Paul here calls the Judaizers “false brethren,” and the meaning of that term is clear. ‘Brother’ in Paul’s epistles means ‘fellow-Christian,’ and thus a false brother is a man who claims to be a Christian or is thought to be a Christian and yet is not, or does not show himself by his present actions to be a Christian at all. It is not a pleasant term, but the reason why it is not a pleasant term is that the thing that is designated is not a pleasant thing. These Judaizers might have seemed to a superficial observer to be true disciples, but in their heart of hearts, Paul seems to mean, they were Pharisees rather than disciples of Jesus Christ. They were depending on their own works for salvation, and according to the apostle Paul a man cannot possibly do that if he is to be saved. So, Paul calls them false brethren. Unlike the leaders of the modern Church the apostle Paul believed in calling things by their true name. Machen’s Notes on Galatians, John Skilton, Editor. p. 106.

 

I know, I know, I promised, so here is a paragraph from the discussion of 2 Thessalonians 2:15 in the upcoming book:

 

The burden lies squarely on the shoulders of the one who would insist that Paul communicated to the Thessalonians beliefs and doctrines nowhere found in Scripture.
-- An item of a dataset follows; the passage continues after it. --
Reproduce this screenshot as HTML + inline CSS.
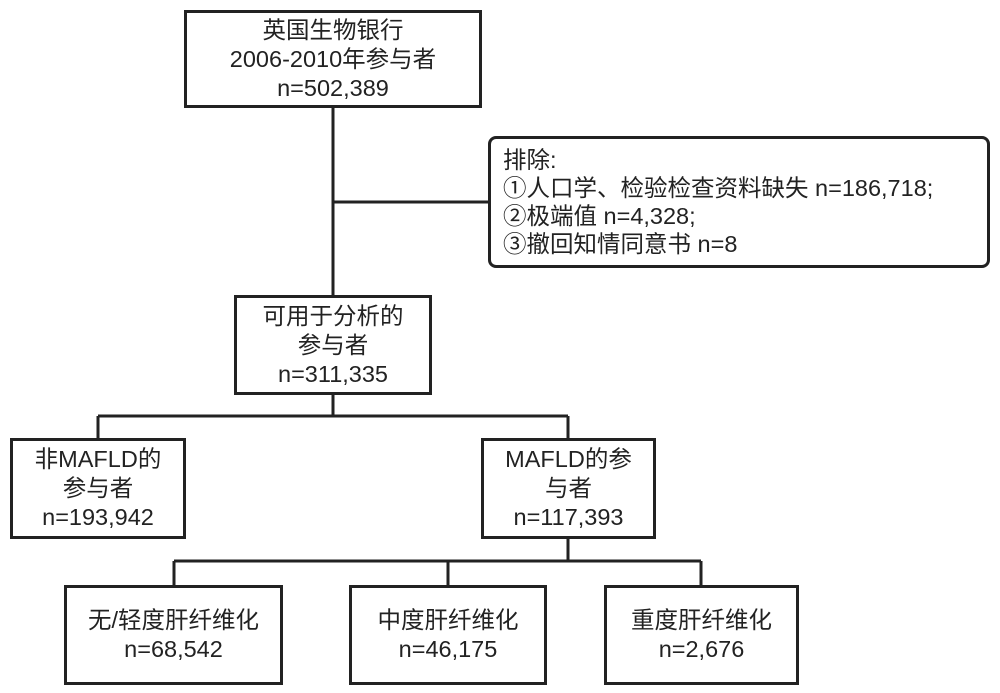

If the Roman Catholic wishes to use this passage, then he must show us how the Thessalonians were taught such things as purgatory, the Papacy, and the Immaculate Conception and Bodily Assumption of Mary, all dogmas without sound exegetical basis in Scripture. Yet it is clearly obvious that these were much later developments, beliefs utterly unknown to the Thessalonians (or anyone else in the Apostolic period for that matter). If a Latter-day Saint wishes to find in such a passage a basis for temple ceremonies and priesthoods and exaltation, the same burden of evidence must be met.